**To be done**
Write out, word for word, every line from the first one through the line that holds "from matplotlib.patches import Rectangle", and nothing else; skip the pictures.

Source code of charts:
:::::

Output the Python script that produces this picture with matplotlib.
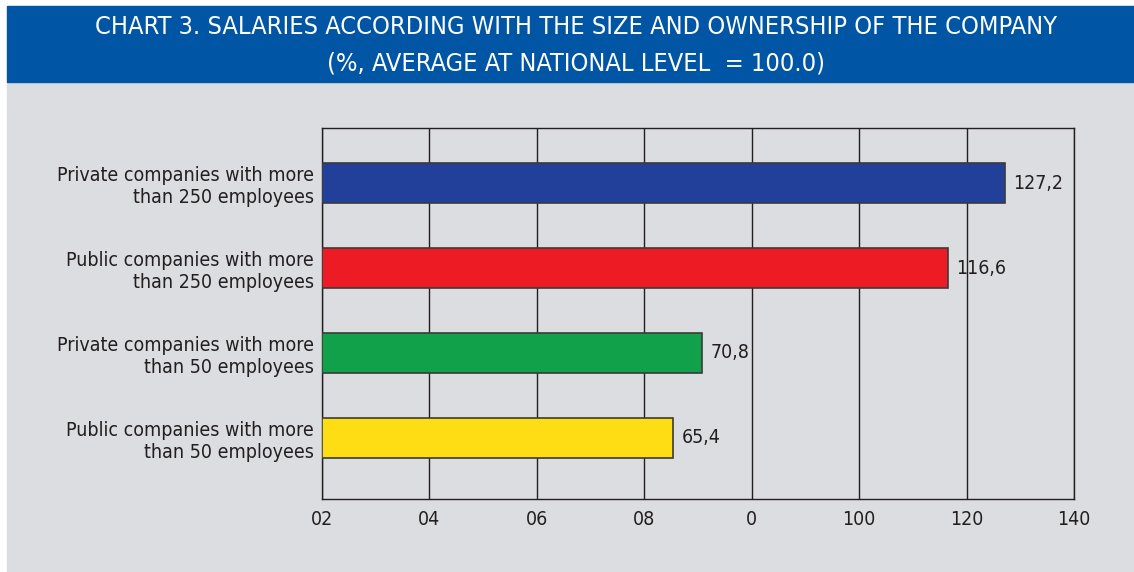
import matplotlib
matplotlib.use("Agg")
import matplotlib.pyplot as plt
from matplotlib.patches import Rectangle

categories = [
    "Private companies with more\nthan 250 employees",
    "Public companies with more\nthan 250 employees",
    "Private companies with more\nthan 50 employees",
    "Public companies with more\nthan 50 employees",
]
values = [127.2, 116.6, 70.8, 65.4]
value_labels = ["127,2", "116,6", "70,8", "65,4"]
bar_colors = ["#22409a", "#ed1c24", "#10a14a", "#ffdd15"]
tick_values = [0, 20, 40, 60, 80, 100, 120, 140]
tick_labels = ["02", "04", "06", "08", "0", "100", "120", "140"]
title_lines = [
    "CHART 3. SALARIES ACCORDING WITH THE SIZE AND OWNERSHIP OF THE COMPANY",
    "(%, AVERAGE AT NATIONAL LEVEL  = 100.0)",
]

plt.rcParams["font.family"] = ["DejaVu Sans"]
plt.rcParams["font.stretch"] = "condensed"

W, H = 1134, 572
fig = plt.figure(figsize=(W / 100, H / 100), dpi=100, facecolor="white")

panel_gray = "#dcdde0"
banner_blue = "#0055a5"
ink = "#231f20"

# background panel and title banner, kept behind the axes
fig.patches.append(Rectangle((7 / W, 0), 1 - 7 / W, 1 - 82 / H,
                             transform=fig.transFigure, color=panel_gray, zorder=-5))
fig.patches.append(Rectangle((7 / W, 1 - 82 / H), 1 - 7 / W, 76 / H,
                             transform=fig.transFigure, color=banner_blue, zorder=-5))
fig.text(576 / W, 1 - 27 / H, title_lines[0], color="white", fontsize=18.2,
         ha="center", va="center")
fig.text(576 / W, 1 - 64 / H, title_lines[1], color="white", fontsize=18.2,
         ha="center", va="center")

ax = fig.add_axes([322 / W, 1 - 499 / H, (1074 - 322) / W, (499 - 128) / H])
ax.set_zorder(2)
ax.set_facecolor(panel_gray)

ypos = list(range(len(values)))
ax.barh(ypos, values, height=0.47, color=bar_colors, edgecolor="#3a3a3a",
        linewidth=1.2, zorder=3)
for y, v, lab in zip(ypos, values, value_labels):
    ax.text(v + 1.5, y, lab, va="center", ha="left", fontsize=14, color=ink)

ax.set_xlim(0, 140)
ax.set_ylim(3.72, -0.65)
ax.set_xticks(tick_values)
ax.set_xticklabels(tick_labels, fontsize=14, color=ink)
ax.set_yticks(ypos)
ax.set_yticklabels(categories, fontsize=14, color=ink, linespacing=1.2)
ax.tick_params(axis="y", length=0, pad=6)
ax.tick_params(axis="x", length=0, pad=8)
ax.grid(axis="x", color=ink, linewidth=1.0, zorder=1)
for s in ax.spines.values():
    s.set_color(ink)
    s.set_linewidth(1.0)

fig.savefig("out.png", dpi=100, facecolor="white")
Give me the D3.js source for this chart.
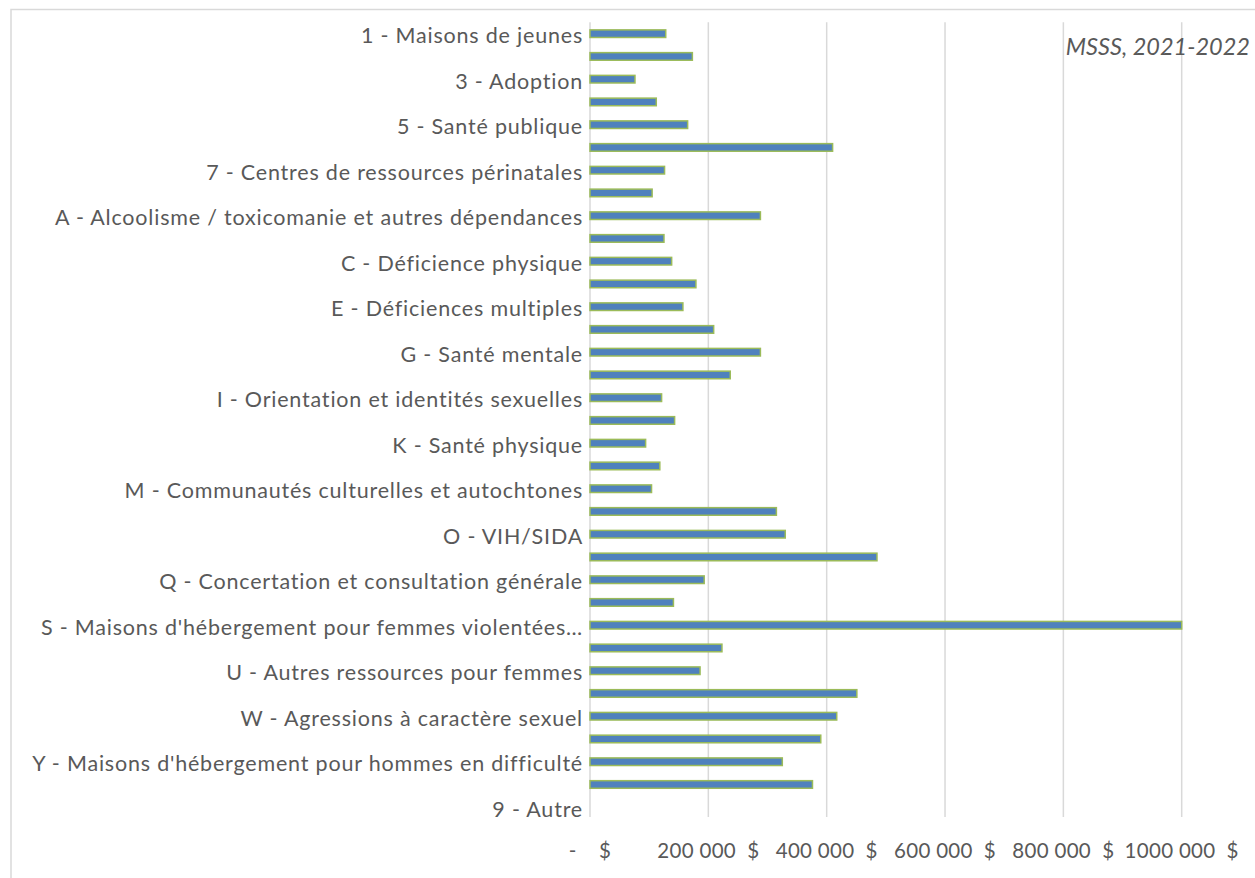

:::::

**In response**
Output the Python script that produces this picture with matplotlib.
import matplotlib
matplotlib.use("Agg")
import matplotlib.pyplot as plt
from matplotlib.patches import Rectangle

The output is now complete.